For N = 1000 rpm, a time step of 0.0006 s is chosen in order to keep the same angular rotation of 3.43 degrees. The corresponding comparison is given in Figure 13. The same kind of results are observed: CFD results always underestimated the delivered pump flow rate for a given head coefficient value when a turbulent model is used. Thus, in the specific zone of a laminar regime (most of the experimental results obtained for N = 1000 rpm are inside this zone), CFD results at a high flow rate, using a laminar flow model, give quite better results, as shown in Figure 13. It is believed that a laminar model will be suitable for the whole performance prediction for this rotational speed.

6. Local Results from CFD and Analysis

Since the solid boundary varies with time as the helix pump rotates, the instantaneous flow field over a series of phases is used to represent flow features for an entire time period. The following analysis is based on the result for a mass flow value of 3.6 m³/h.

6.1. Pressure Distribution

Four instantaneous instants corresponding to equal intervals of 90° steps are chosen to represent parts of the entire time period change in the flow boundary at 1/4T, 2/4T, 3/4T, 1T, where T is the time for one rotation cycle. The pressure distributions are shown in Figure 14. The right and left parts of Figure 14 correspond, respectively, to the top view and the upward view. Velocity fields are also shown in Figure 15 for the four different time steps previously defined.

It can be seen in Figure 14a–d that the mean pressure gradually increases step by step along the axial direction from the inlet to the outlet, indicating that the helical rotor is the main pressurizing part with the supercharging effect and the maximum pressure at 195,300 Pa. Negative relative pressure can be observed upstream from the rotor inlet with an instantaneous value of approximatively −22,000 Pa, which is mainly due to the reverse leakage velocity of the helix pump close to the inlet land section; this value corresponds the dynamic pressure related to a local leak velocity value around 7 m/s. During one rotation, there are alternating low pressure zones between the two rotor intermeshing zones. The high-pressure zone at the exit side also simultaneously alternates between the two rotors. It can be seen from Figure 9 that the overall pressure varies with time, indicating that the pressure variation is well related to the process of transporting liquid from inlet to outlet. The main of the high-pressure and low-pressure zones is so related to the rotor area modification that it allows flow transfer.

6.2. Velocity Distribution

Figure 15a–d shows the velocity contours and vectors in a specific radial cross-section of the pump. After entering the rotor intermeshing region, local velocities can reach high values related to high rotational speed. Some negative axial velocity regions can be observed (reaching 10 m/s), directing towards the inlet pipe section, located close to the gap between the helix addendum circle and the lining inner bores, that corresponds to the main leakage areas. High velocity distortions also exist at the exit end of the pump. A local specific analysis on velocity fields in some additional locations is given in the following section.

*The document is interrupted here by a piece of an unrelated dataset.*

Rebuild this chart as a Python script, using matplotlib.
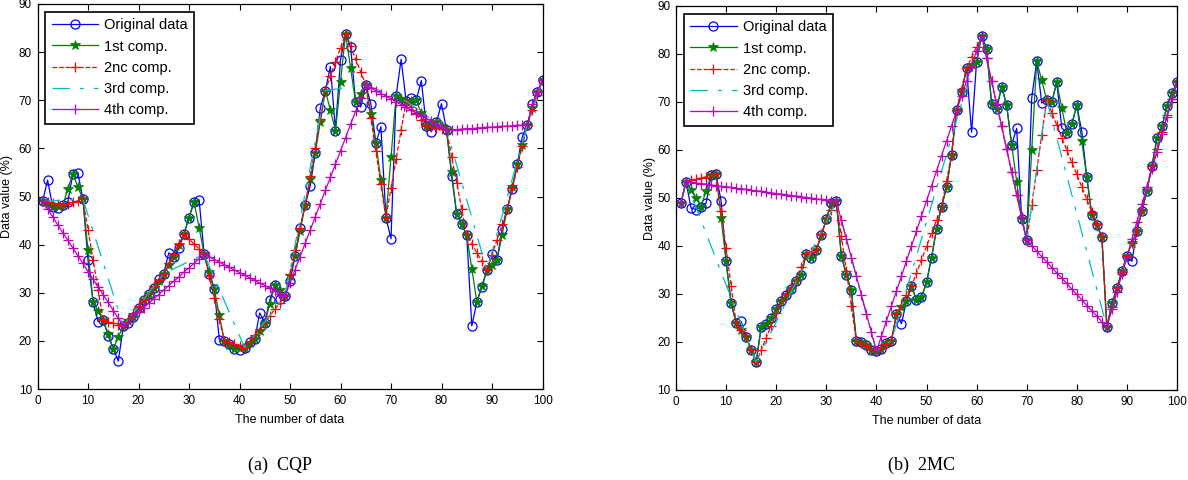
import numpy as np
import matplotlib
matplotlib.use('Agg')
import matplotlib.pyplot as plt

plt.rcParams['font.family'] = ['Liberation Sans', 'DejaVu Sans']

# x positions (sample index)
idx = list(range(1, 101))

# original data (same in both panels)
original = [49.0, 53.4, 47.9, 47.6, 48.2, 48.9, 54.7, 54.9, 49.4, 36.8,
            28.1, 24.0, 24.3, 21.0, 18.4, 15.8, 23.1, 23.8, 25.0, 26.8,
            28.5, 29.8, 31.0, 32.8, 34.0, 38.3, 37.5, 39.2, 42.2, 45.6,
            48.9, 49.3, 38.0, 34.0, 30.8, 20.2, 20.0, 19.4, 18.4, 18.1,
            18.6, 19.8, 20.3, 25.8, 23.8, 28.5, 31.6, 28.8, 29.3, 32.4,
            37.6, 43.5, 48.2, 52.2, 59.0, 68.4, 72.0, 77.0, 63.7, 78.4,
            83.8, 81.1, 69.6, 68.6, 73.2, 69.3, 61.1, 64.5, 45.6, 41.2,
            70.8, 78.5, 69.8, 70.4, 70.0, 74.1, 64.6, 63.5, 65.4, 69.3,
            63.8, 54.3, 46.4, 44.3, 41.9, 23.1, 28.1, 31.2, 34.7, 38.0,
            36.8, 43.2, 47.3, 51.5, 56.7, 62.4, 64.9, 69.2, 71.8, 74.2]

# (a) CQP components
cqp_comp1 = [49.0, 48.5, 47.9, 48.0, 48.2, 51.5, 54.7, 52.0, 49.4, 38.8,
             28.1, 26.2, 24.3, 21.4, 18.4, 20.8, 23.1, 24.1, 25.0, 26.8,
             28.5, 29.8, 31.0, 32.5, 34.0, 35.8, 37.5, 39.9, 42.2, 45.6,
             48.9, 43.5, 38.0, 34.4, 30.8, 25.4, 20.0, 19.2, 18.4, 18.5,
             18.6, 19.5, 20.3, 22.1, 23.8, 27.7, 31.6, 30.5, 29.3, 33.5,
             37.6, 42.9, 48.2, 53.6, 59.0, 65.5, 72.0, 67.9, 63.7, 73.8,
             83.8, 76.7, 69.6, 71.4, 73.2, 67.2, 61.1, 53.4, 45.6, 58.2,
             70.8, 70.3, 69.8, 69.9, 70.0, 67.3, 64.6, 65.0, 65.4, 64.6,
             63.8, 55.1, 46.4, 44.2, 41.9, 35.0, 28.1, 31.4, 34.7, 35.8,
             36.8, 42.1, 47.3, 52.0, 56.7, 60.8, 64.9, 68.4, 71.8, 74.2]
cqp_comp2 = [49.0, 48.8, 48.6, 48.4, 48.2, 48.5, 48.8, 49.1, 49.4, 43.1,
             36.9, 30.6, 24.3, 24.0, 23.7, 23.4, 23.1, 24.5, 25.8, 27.2,
             28.5, 29.9, 31.3, 32.6, 34.0, 36.1, 38.1, 40.2, 42.2, 41.2,
             40.1, 39.1, 38.0, 33.5, 29.0, 24.5, 20.0, 19.7, 19.3, 19.0,
             18.6, 19.9, 21.2, 22.5, 23.8, 25.2, 26.6, 27.9, 29.3, 34.0,
             38.8, 43.5, 48.2, 54.2, 60.1, 66.1, 72.0, 75.0, 77.9, 80.9,
             83.8, 81.2, 78.5, 75.9, 73.2, 66.3, 59.4, 52.5, 45.6, 51.7,
             57.7, 63.8, 69.8, 68.5, 67.2, 65.9, 64.6, 64.4, 64.2, 64.0,
             63.8, 58.3, 52.9, 47.4, 41.9, 40.1, 38.3, 36.5, 34.7, 37.9,
             41.0, 44.2, 47.3, 51.7, 56.1, 60.5, 64.9, 68.0, 71.1, 74.2]
cqp_comp3_x = [1, 9, 17, 25, 33, 41, 49, 57, 65, 73, 81, 89, 97, 100]
cqp_comp3_y = [49.0, 49.4, 23.1, 34.0, 38.0, 18.6, 29.3, 72.0, 73.2, 69.8,
               63.8, 34.7, 64.9, 74.2]
cqp_comp4 = [49.0, 47.4, 45.8, 44.1, 42.5, 40.9, 39.3, 37.7, 36.1, 34.4,
             32.8, 31.2, 29.6, 28.0, 26.3, 24.7, 23.1, 24.0, 25.0, 25.9,
             26.8, 27.8, 28.7, 29.6, 30.6, 31.5, 32.4, 33.3, 34.3, 35.2,
             36.1, 37.1, 38.0, 37.5, 36.9, 36.4, 35.8, 35.3, 34.7, 34.2,
             33.7, 33.1, 32.6, 32.0, 31.5, 30.9, 30.4, 29.8, 29.3, 32.0,
             34.8, 37.5, 40.3, 43.0, 45.8, 48.5, 51.3, 54.0, 56.7, 59.5,
             62.2, 65.0, 67.7, 70.5, 73.2, 72.6, 72.0, 71.4, 70.9, 70.3,
             69.7, 69.1, 68.5, 67.9, 67.3, 66.7, 66.2, 65.6, 65.0, 64.4,
             63.8, 63.9, 63.9, 64.0, 64.1, 64.1, 64.2, 64.3, 64.4, 64.4,
             64.5, 64.6, 64.6, 64.7, 64.8, 64.8, 64.9, 69.2, 71.8, 74.2]

# (b) 2MC components
mc_comp1 = [49.0, 53.4, 51.7, 49.9, 48.2, 51.5, 54.7, 54.9, 45.9, 36.8,
            28.1, 24.0, 22.5, 21.0, 18.4, 15.8, 23.1, 23.8, 25.0, 26.8,
            28.5, 29.8, 31.0, 32.8, 34.0, 38.3, 37.5, 39.2, 42.2, 45.6,
            48.9, 49.3, 38.0, 34.0, 30.8, 20.2, 20.0, 19.4, 18.4, 18.1,
            18.6, 19.8, 20.3, 25.8, 27.2, 28.5, 31.6, 28.8, 29.3, 32.4,
            37.6, 43.5, 48.2, 52.2, 59.0, 68.4, 72.0, 77.0, 77.7, 78.4,
            83.8, 81.1, 69.6, 68.6, 73.2, 69.3, 61.1, 53.4, 45.6, 41.2,
            59.9, 78.5, 74.5, 70.4, 70.0, 74.1, 68.8, 63.5, 65.4, 69.3,
            61.8, 54.3, 46.4, 44.3, 41.9, 23.1, 28.1, 31.2, 34.7, 38.0,
            40.6, 43.2, 47.3, 51.5, 56.7, 62.4, 64.9, 69.2, 71.8, 74.2]
mc_comp2 = [49.0, 53.4, 53.7, 53.9, 54.2, 54.4, 54.7, 54.9, 47.2, 39.5,
            31.7, 24.0, 22.5, 21.0, 18.4, 15.8, 18.3, 20.9, 23.4, 26.0,
            28.5, 29.9, 31.4, 32.8, 35.6, 38.3, 38.8, 39.2, 42.4, 45.6,
            47.5, 49.3, 42.0, 34.8, 27.5, 20.2, 19.7, 19.2, 18.6, 18.1,
            18.8, 19.6, 20.3, 25.8, 27.7, 29.7, 31.6, 34.4, 37.1, 39.9,
            42.7, 45.4, 48.2, 53.6, 59.0, 68.4, 72.7, 77.0, 79.3, 81.5,
            83.8, 79.1, 74.3, 69.6, 64.9, 60.2, 55.4, 50.7, 46.0, 41.2,
            48.5, 55.8, 63.1, 70.4, 67.8, 65.2, 62.6, 60.0, 57.4, 54.9,
            52.3, 49.7, 47.1, 44.5, 41.9, 23.1, 27.2, 31.2, 34.6, 38.0,
            40.6, 43.2, 47.7, 52.2, 56.7, 60.2, 63.7, 67.2, 70.7, 74.2]
mc_comp3_x = [1, 2, 16, 32, 40, 43, 61, 70, 74, 86, 100]
mc_comp3_y = [49.0, 53.4, 15.8, 49.3, 18.1, 20.3, 83.8, 41.2, 70.4, 23.1, 74.2]
mc_comp4 = [49.0, 53.4, 53.3, 53.1, 53.0, 52.9, 52.7, 52.6, 52.4, 52.3,
            52.2, 52.0, 51.9, 51.8, 51.6, 51.5, 51.4, 51.2, 51.1, 50.9,
            50.8, 50.7, 50.5, 50.4, 50.3, 50.1, 50.0, 49.8, 49.7, 49.6,
            49.4, 49.3, 45.4, 41.5, 37.6, 33.7, 29.8, 25.9, 22.0, 18.1,
            21.2, 24.4, 27.5, 30.6, 33.7, 36.9, 40.0, 43.1, 46.3, 49.4,
            52.5, 55.6, 58.8, 61.9, 65.0, 68.2, 71.3, 74.4, 77.5, 80.7,
            83.8, 79.1, 74.3, 69.6, 64.9, 60.2, 55.4, 50.7, 46.0, 41.2,
            40.1, 38.9, 37.8, 36.7, 35.5, 34.4, 33.3, 32.2, 31.0, 29.9,
            28.8, 27.6, 26.5, 25.4, 24.2, 23.1, 26.8, 30.4, 34.1, 37.7,
            41.4, 45.0, 48.7, 52.3, 56.0, 59.6, 63.3, 66.9, 70.6, 74.2]

labels = ['Original data', '1st comp.', '2nc comp.', '3rd comp.', '4th comp.']


def draw_panel(ax, comp1, comp2, c3x, c3y, comp4):
    ax.plot(idx, original, '-o', color=(0, 0, 1), mfc='none', ms=6.5,
            mew=0.9, lw=0.9, label=labels[0])
    ax.plot(idx, comp1, '-*', color=(0, 0.5, 0), ms=7, mew=0.5, lw=0.9,
            label=labels[1])
    ax.plot(idx, comp2, '--+', color=(1, 0, 0), ms=7, mew=0.9, lw=0.9,
            label=labels[2])
    ax.plot(c3x, c3y, color=(0, 0.75, 0.75), lw=0.9, dashes=(14, 8, 3, 8),
            label=labels[3])
    ax.plot(idx, comp4, '-+', color=(0.75, 0, 0.75), ms=7, mew=0.9, lw=0.9,
            label=labels[4])

    ax.set_xlim(0, 100)
    ax.set_ylim(10, 90)
    ax.set_xticks(np.arange(0, 101, 10))
    ax.set_yticks(np.arange(10, 91, 10))
    ax.tick_params(direction='in', top=True, right=True, length=4,
                   width=0.8, labelsize=8.5, pad=4)
    for sp in ax.spines.values():
        sp.set_linewidth(0.9)

    ax.set_xlabel('The number of data', fontsize=9)
    ax.set_ylabel('Data value (%)', fontsize=9)
    ax.xaxis.set_label_coords(0.5, -0.065)

    leg = ax.legend(loc='upper left', bbox_to_anchor=(0.015, 0.98),
                    borderaxespad=0, fancybox=False, edgecolor='black',
                    framealpha=1, fontsize=10.5, handlelength=3.2,
                    handletextpad=0.4, labelspacing=0.5, borderpad=0.45,
                    numpoints=1)
    leg.get_frame().set_linewidth(1.2)


fig = plt.figure(figsize=(11.88, 4.8), dpi=100)
ax1 = fig.add_axes([37.5 / 1188, 91 / 480, 505 / 1188, 385 / 480])
ax2 = fig.add_axes([676 / 1188, 90 / 480, 501 / 1188, 384 / 480])

draw_panel(ax1, cqp_comp1, cqp_comp2, cqp_comp3_x, cqp_comp3_y, cqp_comp4)
draw_panel(ax2, mc_comp1, mc_comp2, mc_comp3_x, mc_comp3_y, mc_comp4)
ax1.yaxis.set_label_coords(-0.048, 0.5)
ax2.yaxis.set_label_coords(-0.04, 0.5)

fig.text(280 / 1188, 1 - 465 / 480, '(a)  CQP', ha='center', va='center',
         family='Liberation Serif', fontsize=13)
fig.text(922 / 1188, 1 - 465 / 480, '(b)  2MC', ha='center', va='center',
         family='Liberation Serif', fontsize=13)

fig.savefig('out.png', dpi=100, facecolor='white')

6.3. Particular Velocity Fields

This section focuses on the instantaneous velocity and pressure fields in the inlet pump plane (Figure 16), the intermediate plane located just in front of the rotating parts (Figure 17) and the outlet plane (Figure 18). In Figure 16, one can observe that the inlet section center’s diameter is not located in the mid plane corresponding to the rotor’s rotation axis. This position faces the inlet location for which the two screws capture the flow in the entering meshing system. This asymmetry is responsible for high velocity gradients with some negative leakage velocities that have already been seen in Figure 15. The combination of the inlet chamber size creates strong flow distortions that are transported upstream in the inlet plane. These velocity distortions also depend on time due to the screw combined rotation.

In Figure 18, pressure and velocity gradients still exist at the outlet pump plane, but with lower values compared with the two previous inlet sections. A symmetry plane can be detected, corresponding to y = 0, that is the symmetry plane of the whole pump.

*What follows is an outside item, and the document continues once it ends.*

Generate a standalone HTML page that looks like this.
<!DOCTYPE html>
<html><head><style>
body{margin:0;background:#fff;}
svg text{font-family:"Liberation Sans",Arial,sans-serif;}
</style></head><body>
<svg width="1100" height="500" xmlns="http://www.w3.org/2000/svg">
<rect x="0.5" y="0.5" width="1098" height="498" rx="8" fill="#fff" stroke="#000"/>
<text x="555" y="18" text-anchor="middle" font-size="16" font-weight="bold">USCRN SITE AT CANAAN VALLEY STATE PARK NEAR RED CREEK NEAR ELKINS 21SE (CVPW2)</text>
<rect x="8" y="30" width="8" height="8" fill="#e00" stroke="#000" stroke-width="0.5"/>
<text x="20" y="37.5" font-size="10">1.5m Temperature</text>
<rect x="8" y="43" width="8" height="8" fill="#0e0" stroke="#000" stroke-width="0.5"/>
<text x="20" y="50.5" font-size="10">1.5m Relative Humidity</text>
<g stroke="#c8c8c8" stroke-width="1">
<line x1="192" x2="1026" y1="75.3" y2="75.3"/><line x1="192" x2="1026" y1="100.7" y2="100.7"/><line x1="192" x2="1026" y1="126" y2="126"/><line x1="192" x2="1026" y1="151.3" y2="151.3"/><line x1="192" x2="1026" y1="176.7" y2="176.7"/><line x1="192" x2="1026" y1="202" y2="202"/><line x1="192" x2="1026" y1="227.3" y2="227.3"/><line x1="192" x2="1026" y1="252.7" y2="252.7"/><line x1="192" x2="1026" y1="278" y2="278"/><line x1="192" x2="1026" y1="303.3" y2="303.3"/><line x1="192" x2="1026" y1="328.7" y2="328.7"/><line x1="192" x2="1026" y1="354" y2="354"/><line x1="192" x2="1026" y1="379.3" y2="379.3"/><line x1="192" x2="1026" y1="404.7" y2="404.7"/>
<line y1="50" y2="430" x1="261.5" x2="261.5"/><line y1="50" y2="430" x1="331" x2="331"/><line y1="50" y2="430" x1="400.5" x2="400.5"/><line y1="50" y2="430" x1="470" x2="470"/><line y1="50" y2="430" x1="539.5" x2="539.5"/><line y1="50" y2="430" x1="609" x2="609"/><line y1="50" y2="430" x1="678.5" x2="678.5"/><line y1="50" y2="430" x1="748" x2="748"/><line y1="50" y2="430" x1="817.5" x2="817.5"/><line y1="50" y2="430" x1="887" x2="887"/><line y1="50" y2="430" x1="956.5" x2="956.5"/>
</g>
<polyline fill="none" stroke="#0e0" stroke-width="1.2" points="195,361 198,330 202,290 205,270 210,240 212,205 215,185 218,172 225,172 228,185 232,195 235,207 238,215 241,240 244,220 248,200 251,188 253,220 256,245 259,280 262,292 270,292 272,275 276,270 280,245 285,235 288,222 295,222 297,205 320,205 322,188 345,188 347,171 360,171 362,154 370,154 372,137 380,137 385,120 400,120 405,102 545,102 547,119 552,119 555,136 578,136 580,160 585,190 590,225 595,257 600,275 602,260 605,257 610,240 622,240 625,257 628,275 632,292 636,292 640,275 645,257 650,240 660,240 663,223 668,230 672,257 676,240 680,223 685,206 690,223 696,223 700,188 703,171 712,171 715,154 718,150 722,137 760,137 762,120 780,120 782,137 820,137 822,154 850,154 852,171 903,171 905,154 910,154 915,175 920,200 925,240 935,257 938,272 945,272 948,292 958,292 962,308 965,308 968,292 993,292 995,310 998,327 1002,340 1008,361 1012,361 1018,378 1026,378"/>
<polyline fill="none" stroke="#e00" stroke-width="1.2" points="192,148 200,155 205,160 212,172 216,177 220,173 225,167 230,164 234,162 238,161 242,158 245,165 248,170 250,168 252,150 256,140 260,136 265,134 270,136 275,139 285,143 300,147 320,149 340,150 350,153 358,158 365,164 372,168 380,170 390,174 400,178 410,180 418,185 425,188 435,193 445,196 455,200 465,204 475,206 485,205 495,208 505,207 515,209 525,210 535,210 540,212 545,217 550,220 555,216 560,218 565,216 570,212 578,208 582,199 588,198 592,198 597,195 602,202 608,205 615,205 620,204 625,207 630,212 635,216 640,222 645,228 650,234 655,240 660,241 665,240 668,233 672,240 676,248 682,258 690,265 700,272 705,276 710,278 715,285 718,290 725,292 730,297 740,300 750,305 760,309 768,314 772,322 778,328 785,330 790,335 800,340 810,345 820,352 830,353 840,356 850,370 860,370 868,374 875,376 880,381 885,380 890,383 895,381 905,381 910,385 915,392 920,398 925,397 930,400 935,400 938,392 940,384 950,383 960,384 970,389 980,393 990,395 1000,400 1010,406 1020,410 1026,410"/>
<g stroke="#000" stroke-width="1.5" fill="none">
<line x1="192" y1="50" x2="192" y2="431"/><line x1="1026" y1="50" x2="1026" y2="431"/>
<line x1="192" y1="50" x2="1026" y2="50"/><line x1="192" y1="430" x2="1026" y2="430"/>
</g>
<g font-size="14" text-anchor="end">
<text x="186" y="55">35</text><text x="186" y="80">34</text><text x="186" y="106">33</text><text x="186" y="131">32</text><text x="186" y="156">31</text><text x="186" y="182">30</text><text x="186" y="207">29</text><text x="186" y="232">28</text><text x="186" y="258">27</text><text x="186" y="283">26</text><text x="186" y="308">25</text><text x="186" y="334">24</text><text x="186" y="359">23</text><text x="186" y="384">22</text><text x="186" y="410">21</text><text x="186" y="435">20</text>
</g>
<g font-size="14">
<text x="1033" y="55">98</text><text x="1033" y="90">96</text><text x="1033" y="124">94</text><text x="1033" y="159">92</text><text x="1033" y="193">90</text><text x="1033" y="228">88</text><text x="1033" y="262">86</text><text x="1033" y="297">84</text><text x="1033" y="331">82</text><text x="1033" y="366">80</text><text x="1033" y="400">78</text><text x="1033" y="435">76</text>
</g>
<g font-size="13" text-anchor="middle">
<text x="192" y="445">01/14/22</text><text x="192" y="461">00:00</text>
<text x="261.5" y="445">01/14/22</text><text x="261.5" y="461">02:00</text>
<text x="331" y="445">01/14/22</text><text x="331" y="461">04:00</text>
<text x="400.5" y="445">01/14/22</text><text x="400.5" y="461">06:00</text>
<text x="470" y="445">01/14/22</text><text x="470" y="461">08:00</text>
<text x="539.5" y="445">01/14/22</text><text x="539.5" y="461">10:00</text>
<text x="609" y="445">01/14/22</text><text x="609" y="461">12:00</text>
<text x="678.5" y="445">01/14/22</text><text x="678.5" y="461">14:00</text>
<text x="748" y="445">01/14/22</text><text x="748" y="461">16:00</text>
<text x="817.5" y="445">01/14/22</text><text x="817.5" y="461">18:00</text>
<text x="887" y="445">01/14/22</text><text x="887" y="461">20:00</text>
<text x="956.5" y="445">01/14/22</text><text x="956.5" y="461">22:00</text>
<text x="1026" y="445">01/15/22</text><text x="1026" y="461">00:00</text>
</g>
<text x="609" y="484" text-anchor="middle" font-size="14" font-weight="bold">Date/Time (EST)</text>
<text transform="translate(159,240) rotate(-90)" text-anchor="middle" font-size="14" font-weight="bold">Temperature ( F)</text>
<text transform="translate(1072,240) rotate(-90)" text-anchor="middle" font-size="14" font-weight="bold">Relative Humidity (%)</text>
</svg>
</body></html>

These numerical results will be used to establish more suitable loss coefficients in order to calibrate and upgrade the analytical model presented in Section 4.4.

7. Conclusions

In this paper, an immersed solid method coupled with CFD simulations was used to simulate the internal flow field of a double helix pump. The analysis between numerical calculation and experimental results comes to the following conclusions:

(1)

Overall performance measurements were performed in a twin screw pump for two rotational speeds, using water as the working fluid. As expected, the leakage amount was found to be independent of the rotational speed and only depends on the pressure difference.

(2)

Physical analysis allows the determination of laminar, transitional and turbulent leakage flow regimes that govern the leakage amount in such pump geometry.

(3)

Analytical evaluation based on loss friction models always overestimated leakage values compared with experimental ones. The empirical loss coefficient must be re-evaluated according to rotational effects and viscous forces that have been neglected in the present study.

(4)

CFD simulation results generally show better results compared with analytical ones. The pressure gradient in the rotor meshing area is related to the displaced volume with time.

(5)

In order to obtain suitable numerical outlet pressure delivery values, three rotating time steps were tested. A time step value corresponding to an angular rotor variation of at least three degrees was sufficient enough to reach experimental results within an error of less than 2%. In the same respect, stable periodic results were obtained for a minimum of six complete screw revolutions.

(6)

The main leakage areas correspond to the casing gap between the rotor and the pump casing. The results on leakage values strongly depend on a correct evaluation of the laminar and turbulent flow regime that depends on the local pressure differences.

(7)

The inlet flow before the screw inlet plane is highly non-uniform. This is related to the squeezing effect of the two rotors and the large local amount of leakage flows from the casing gap.